I do not find much of anything above that I disagree with, aside from the first sentence, which then throws everything that comes after it out of whack. Of course credit creation cannot be controlled. If it could, it might be controlled into areas that benefit the economy and its ability to sustainably grow and prosper. But that is a different fairy tale. We are in Wonderland.

“The reason [we don’t have systemic inflation] is that the labor markets are fractured. So, at the end of the day, what we’re having now is an asset inflation again, an echo. We’re not seeing the seeds or leading edge of wage/price inflation, the true driver of damaging systemic inflation. Asset inflation resolves itself in one way, and one way only, and that’s through asset deflation. So we have ongoing asset deflation in the residential real estate market. We have ongoing asset deflation in the commercial real estate market and we will ultimately have asset deflation across China and Asia.”

Here, the deflationist reveals the point at which the argument fails.

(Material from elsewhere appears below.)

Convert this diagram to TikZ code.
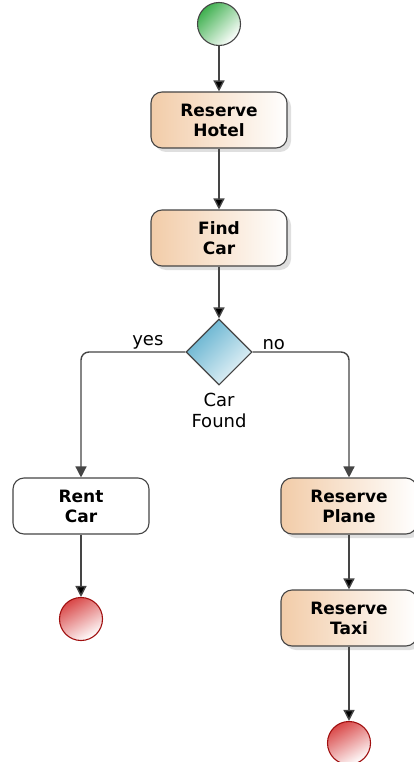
\documentclass[tikz,border=0pt]{standalone}
\usepackage{fontspec}
\setmainfont{DejaVu Sans}
\usetikzlibrary{arrows.meta,positioning,shapes.geometric,shadows}
\definecolor{colorline}{HTML}{454545}
\definecolor{coloraction}{HTML}{F2CCA8}
\definecolor{colordecision}{HTML}{5FB0CE}
\definecolor{colorstart}{HTML}{3FB04F}
\definecolor{colorend}{HTML}{D94848}
\definecolor{colorendline}{HTML}{A00F0F}
\tikzstyle{action}=[rectangle, rounded corners=11pt, minimum width=136pt, minimum height=56pt, draw=colorline, line width=1.1pt, left color=coloraction, right color=white, align=center, text=black, font=\bfseries\fontsize{17}{20}\selectfont, drop shadow={shadow xshift=4pt, shadow yshift=-4pt, fill=black!25}]
\tikzstyle{plainaction}=[rectangle, rounded corners=11pt, minimum width=136pt, minimum height=56pt, draw=colorline, line width=1.1pt, fill=white, align=center, text=black, font=\bfseries\fontsize{17}{20}\selectfont]
\tikzstyle{decision}=[diamond, minimum width=66pt, minimum height=66pt, inner sep=0pt, draw=colorline, line width=1.1pt, top color=colordecision, bottom color=colordecision!12, shading angle=45]
\tikzstyle{startstate}=[circle, minimum size=43pt, inner sep=0pt, draw=colorline, line width=1.1pt, top color=colorstart, bottom color=white, shading angle=45]
\tikzstyle{endstate}=[circle, minimum size=43pt, inner sep=0pt, draw=colorendline, line width=1.1pt, top color=colorend, bottom color=white, shading angle=30]
\tikzstyle{flowlabel}=[font=\fontsize{18}{21}\selectfont, text=black, inner sep=2pt]
\tikzstyle{flow}=[draw=colorline, line width=1.4pt]

\begin{document}
\begin{tikzpicture}[x=1pt, y=-1pt, ->, >={Triangle[length=11pt,width=11pt]}]
	\useasboundingbox (0,0) rectangle (413,762);

	\node[startstate] at (219, 24) (start) {};

	\node[action] at (219, 120) (hotel) {Reserve\\Hotel};

	\node[action] at (219, 238) (findcar) {Find\\Car};

	\node[decision] at (219, 352) (found) {};
	\node[flowlabel, align=center, below=5pt of found] (foundlabel) {Car\\Found};

	\node[plainaction] at (81, 506) (rentcar) {Rent\\Car};

	\node[action] at (349, 506) (plane) {Reserve\\Plane};

	\node[action] at (349, 618) (taxi) {Reserve\\Taxi};

	\node[endstate] at (81, 619) (endcar) {};

	\node[endstate] at (349, 743) (endtaxi) {};

	\path[flow] (start) edge (hotel);
	\path[flow] (hotel) edge (findcar);
	\path[flow] (findcar) edge (found);
	\draw[flow, rounded corners=8pt] (found.west) -| node[flowlabel, pos=0.18, above]{yes} (rentcar.north);
	\draw[flow, rounded corners=8pt] (found.east) -| node[flowlabel, pos=0.11, above]{no} (plane.north);
	\path[flow] (rentcar) edge (endcar);
	\path[flow] (plane) edge (taxi);
	\path[flow] (taxi) edge (endtaxi);

\end{tikzpicture}
\end{document}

The analysis is based on the lagging prices that so many people think of as inflation. Hell, the FOMC in its own official releases refers to inflation being under control because wages and prices generally are. Well, wages certainly are, and so too I suppose are prices after enough massaging has been done to the numbers and the goods measured.

Get this, wages are not and never were slated to rise in this cycle. Jobs? Who the hell cares? This is about getting money out there to the effect of ever diminishing returns in the areas that do not offer value propositions like the debt saturated consumer (and by extension, the jobs market). This speaks to the core point of why inflationary policy is destructive; money is created but cannot be controlled in its destination.

So analysis that talks about monetary policy not working because ‘money’ is not getting out there to the jobs market and thus driving up wages and inflation, is way off the mark. Inflation is getting out there alright, just look at gold’s firm and steady bull market. Commodities, while subject to periodic declines and even crashes as deflationary events kick up, thus far have risen strongly in response to each inflation cycle (again, defined
here as increased money supply by policy).

But if analysis is going to focus on ‘asset deflation’ then okay, we will have a bout of asset deflation, but a better term would be ‘asset price destruction’ because that is what would be in play. As long as the continuum remains intact, actual inflation (policy) will remain in play, to the upside bias of asset prices again one day.